Friday, December 3, 2010

Are they really all the same?

A good friend once suggested that all religions are basically the same. Their leaders--like the Buddha and Jesus--were great teachers and at bottom their message was not different. My friend is a Unitarian atheist--the logical, or at least practical conclusion of "liberalism in religion" (the Unitarian slogan)--although, to be fair, my friend's atheism preceded his Unitarianism. I pointed out at the time that such a view, while appearing to look on all religions with tolerant acceptance, actually rests on the assumption that Christianity is false.

Now comes an excerpt from the first episode of what promises to be a wonderful series of documentary films called CATHOLICISM that is scheduled to come to the TV screen in September 2011. It makes the point brilliantly, not by criticizing other faiths, nor denying what is good and true and divinely inspired in them, but by explaining the heart of the Christian claim. Its title, "Amazed and Afraid," already suggests the very different nature of the choice to which the Christian faith--and indeed the whole Judeo-Christian tradition from Abraham on--impels us.

To the extent this is understood, we can see not only political and cultural reasons why Western secularists and cultural relativists tend to tolerate--even celebrate the diversity of--all faith traditions but Christianity and hence all cultures but their own. We can also see how the claims of Christianity itself, no matter how appreciative Christians are of the truths within other religions, cannot be reduced to a matter of indifference.

Religious indifferentism itself cannot tolerate Christianity. Indeed that is why so many Christians were martyred in the early centuries. The Roman Empire did not require anyone actually to believe in the official gods of the Roman state or to abandon their own gods. They just insisted that sacrifice be made to the state gods as a matter of political acquiescence and loyalty. But Christians, despite rendering unto Caesar what was his, would not render unto the emperor what belonged only to God. And they would not abandon Christ's order to evangelize in the face of persecution.

Father Robert Barron is an extraordinary speaker, cultural critic, and evangelist for the Catholic faith.
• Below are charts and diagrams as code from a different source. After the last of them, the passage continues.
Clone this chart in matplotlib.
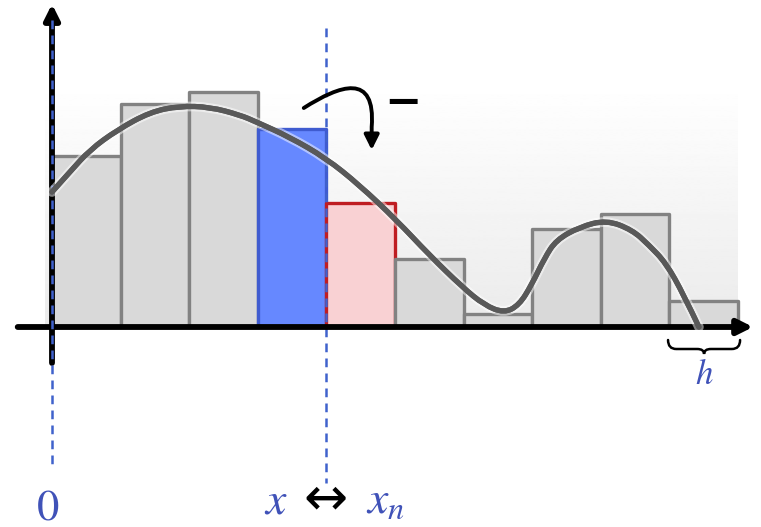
#!/usr/bin/env python3

import numpy as np
import matplotlib
matplotlib.use("Agg")
import matplotlib.pyplot as plot
import matplotlib.patheffects as effects
from matplotlib.path import Path
from matplotlib.patches import FancyArrowPatch, PathPatch

# data #########################################################################

# bins of width h, heights in arbitrary units
binLeft = [0, 1, 2, 3, 4, 5, 6, 7, 8, 9]
binHeight = [1.71, 2.23, 2.35, 1.98, 1.24, 0.68, 0.13, 0.98, 1.13, 0.26]
binKind = ["gray", "gray", "gray", "blue", "red",
           "gray", "gray", "gray", "gray", "gray"]

# density curve
curveX = [0.00, 0.26, 0.55, 0.95, 1.43, 1.86, 2.30, 2.74, 2.98, 3.46, 3.99,
          4.48, 5.02, 5.50, 5.98, 6.30, 6.59, 6.81, 6.99, 7.18, 7.35, 7.69,
          8.08, 8.46, 8.70, 8.95, 9.21, 9.43]
curveY = [1.35, 1.55, 1.77, 1.97, 2.15, 2.21, 2.20, 2.12, 2.05, 1.90, 1.69,
          1.42, 1.07, 0.72, 0.40, 0.22, 0.14, 0.22, 0.42, 0.69, 0.87, 1.00,
          1.07, 0.97, 0.82, 0.64, 0.32, 0.00]

xMarks = [0.0, 3.99]
xLabels = ["0", "x", "x_n"]

################################################################################

styles = {
  "gray": {"face": "#d9d9d9", "edge": "#828282"},
  "blue": {"face": "#6688ff", "edge": "#3f5bd0"},
  "red":  {"face": "#f9d1d3", "edge": "#bf1d22"},
}
textBlue = "#4052b8"
dashBlue = "#4062cc"

# smoothPath ###################################################################

def smoothPath(xs, ys):
  # quadratic pieces through the midpoints of the read points
  points = list(zip(xs, ys))
  vertices = [points[0]]
  codes = [Path.MOVETO]
  for i in range(1, len(points) - 1):
    mid = ((points[i][0] + points[i + 1][0]) / 2,
           (points[i][1] + points[i + 1][1]) / 2)
    if i == len(points) - 2:
      mid = points[-1]
    vertices += [points[i], mid]
    codes += [Path.CURVE3, Path.CURVE3]
  return Path(vertices, codes)

# plotHistogram ################################################################

def plotHistogram(figureFilename):
  plot.rcParams["mathtext.fontset"] = "stix"
  figure = plot.figure(figsize = (7.61, 5.27), dpi = 100)
  ax = figure.add_axes([0, 0, 1, 1])
  ax.set_xlim(-0.758, 10.335)
  ax.set_ylim(-2.0, 3.27)
  ax.axis("off")

  # soft gray background behind the bins
  gradient = np.linspace(0.92, 1.0, 200).reshape(-1, 1)
  ax.imshow(gradient, cmap = "gray", vmin = 0, vmax = 1, origin = "lower",
            extent = [-0.1, 10.0, 0, 2.45], aspect = "auto", zorder = 0)

  for left, height, kind in zip(binLeft, binHeight, binKind):
    ax.bar(left, height, width = 1, align = "edge",
           color = styles[kind]["face"], edgecolor = styles[kind]["edge"],
           linewidth = 2.4, joinstyle = "round", zorder = 2)

  # axes arrows
  arrowStyle = "-|>,head_length=0.9,head_width=0.45"
  xAxis = ax.annotate("", xy = (10.22, 0), xytext = (-0.5, 0),
                      arrowprops = dict(arrowstyle = arrowStyle,
                                        color = "black", linewidth = 4.2,
                                        shrinkA = 0, shrinkB = 0))
  xAxis.set_zorder(4)
  yAxis = ax.annotate("", xy = (0, 3.23), xytext = (0, -0.36),
                      arrowprops = dict(arrowstyle = arrowStyle,
                                        color = "black", linewidth = 4.2,
                                        shrinkA = 0, shrinkB = 0))
  yAxis.set_zorder(4)

  # dashed guides
  ax.plot([xMarks[0], xMarks[0]], [3.07, -1.40], color = dashBlue,
          linewidth = 1.8, dashes = (3.5, 2.5), zorder = 5)
  ax.plot([xMarks[1], xMarks[1]], [2.99, -1.56], color = dashBlue,
          linewidth = 1.8, dashes = (3.5, 2.5), zorder = 3)

  ax.add_patch(PathPatch(smoothPath(curveX, curveY), facecolor = "none",
                         edgecolor = "#595959", linewidth = 3.8,
                         joinstyle = "round", capstyle = "round", zorder = 6,
                         path_effects = [effects.withStroke(linewidth = 7,
                                                            foreground = "white",
                                                            alpha = 0.5),
                                         effects.Normal()]))

  # curved arrow and minus sign
  arrowPath = Path([(3.67, 2.19), (4.20, 2.42), (4.72, 2.55), (4.66, 2.00),
                    (4.66, 1.77)],
                   [Path.MOVETO, Path.CURVE4, Path.CURVE4, Path.CURVE4,
                    Path.LINETO])
  ax.add_patch(FancyArrowPatch(path = arrowPath, arrowstyle = "-|>",
                               mutation_scale = 22, color = "black",
                               linewidth = 2.8, zorder = 7))
  ax.text(5.12, 2.24, "\u2212", fontsize = 32, fontweight = "bold",
          ha = "center", va = "center", color = "black")

  # brace under the last bin
  x0, x1 = 8.98, 10.03
  xm = (x0 + x1) / 2
  top, mid, tip = -0.13, -0.22, -0.27
  bracePath = Path([(x0, top), (x0, mid), (x0 + 0.12, mid),
                    (xm - 0.10, mid), (xm, mid), (xm, tip),
                    (xm, mid), (xm + 0.10, mid),
                    (x1 - 0.12, mid), (x1, mid), (x1, top)],
                   [Path.MOVETO, Path.CURVE3, Path.CURVE3,
                    Path.LINETO, Path.CURVE3, Path.CURVE3,
                    Path.CURVE3, Path.CURVE3,
                    Path.LINETO, Path.CURVE3, Path.CURVE3])
  ax.add_patch(PathPatch(bracePath, facecolor = "none", edgecolor = "black",
                         linewidth = 1.8, capstyle = "round", zorder = 4))

  # labels
  ax.text(xm + 0.0, -0.57, r"$h$", fontsize = 25, color = textBlue,
          ha = "center", va = "baseline")
  ax.text(xMarks[0] - 0.06, -1.92, r"$" + xLabels[0] + "$", fontsize = 32,
          color = textBlue, ha = "center", va = "baseline")
  ax.text(xMarks[1] - 0.73, -1.86, r"$" + xLabels[1] + "$", fontsize = 33,
          color = textBlue, ha = "center", va = "baseline")
  ax.text(xMarks[1], -1.72, "\u2194", fontsize = 38, family = "DejaVu Sans",
          color = "black", ha = "center", va = "center")
  ax.text(xMarks[1] + 0.87, -1.86, r"$" + xLabels[2] + "$", fontsize = 33,
          color = textBlue, ha = "center", va = "baseline")

  plot.savefig(figureFilename, dpi = 100)
  plot.close()

################################################################################

if __name__ == "__main__":
  plotHistogram("out.png")
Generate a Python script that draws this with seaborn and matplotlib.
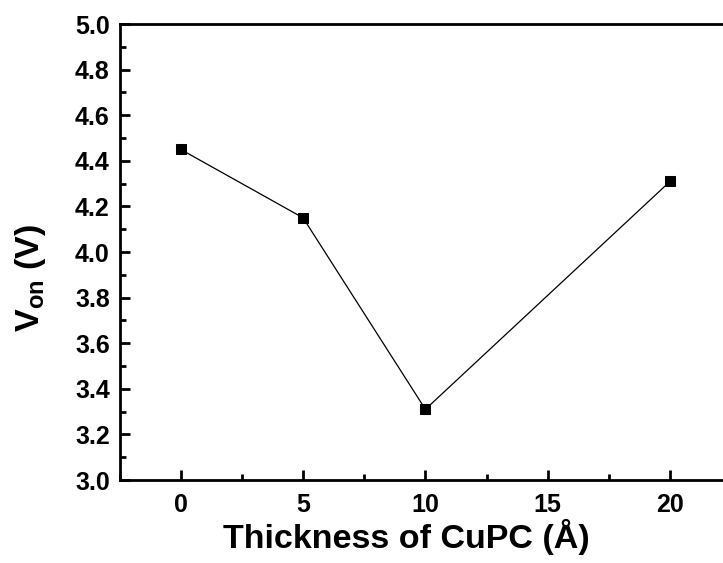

His series, which I understand will be used for catechetical purposes across the country, holds promise for recovery from the disastrous failure of the Church to educate a generation of Catholics in their own faith. Even those in the chattering classes (the 'cultural elite' of the media, academia, and certain professions) who hold no good will whatever toward Catholicism, will--if they watch with anything approaching an open mind--be challenged and informed in new ways.